An influential senator on a key defense panel has proposed spending $430 billion more on defense over the next five years.

Sen. John McCain, a Republican from Arizona and chairman of the Senate Armed Services Committee, included the figure in a white paper he released on Tuesday.

"The damage that has been done to our military over the past eight years will not be reversed in one year," the document states. "Just stemming the bleeding caused by recent budget cuts will take most of the next five years, to say nothing of the sustained increases in funding required thereafter."

The white paper reads looks like a budgetary blueprint for President-elect Donald Trump and his incoming administration.

Trump himself has proposed a massive military buildup including more troops and equipment, but has also criticized the cost of major defense acquisition programs like the F-35 Joint Strike Fighter and the new Air Force One presidential aircraft.

Under McCain's proposal, the higher top-line would go toward acquiring a better mix of weaponry.

"Our military's capabilities are ... out of balance," the document states. "On the lower end of the spectrum, we need greater numbers of more affordable, less advanced systems to fight terrorist enemies in permissive environments.
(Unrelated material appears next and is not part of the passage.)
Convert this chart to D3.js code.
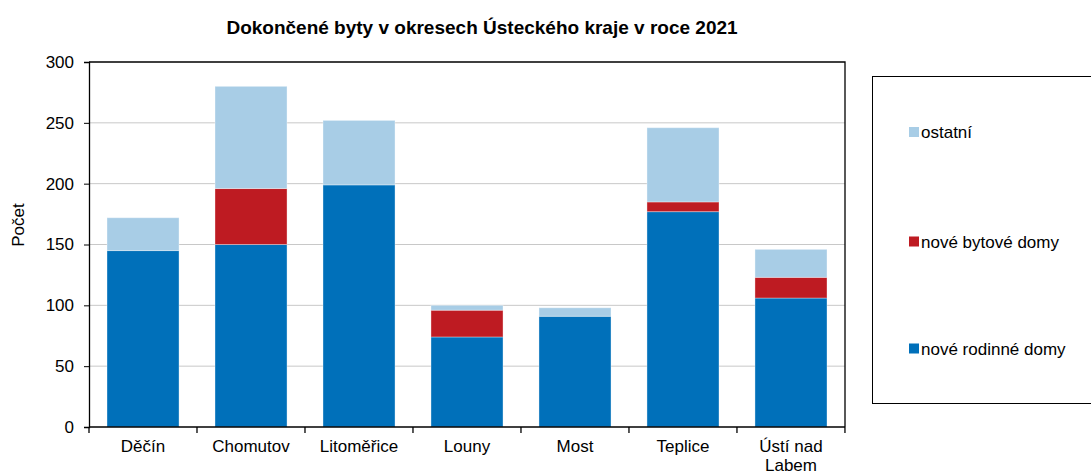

On the higher end of the spectrum, as nation-state rivals can increasingly counter our military's ability to project power, we need longer-range, more survivable platforms and munitions, more autonomous systems, greater cyber and space capabilities, among newer technologies."

Specifically, the proposal calls for a $640 billion base budget in fiscal 2018 -- $54 billion more than the amount currently planned for.

The additional funding over five years would go toward increasing the Navy's fleet from 274 ships to 355 ships (though limiting the number of the new Littoral Combat Ships); boosting the size of the Marine Corps to about 200,000 Marines; buying the Air Force "as many F-35As as possible" (though possibly curtailing the overall planned buy in the long-term) as well as acquiring "new penetrating counter-air and electronic attack capabilities" and new "light attack fighters"; and adding 8,000 soldiers a year while developing for the Army a new "adaptable ground combat vehicle," as well as new unmanned vehicles and munitions.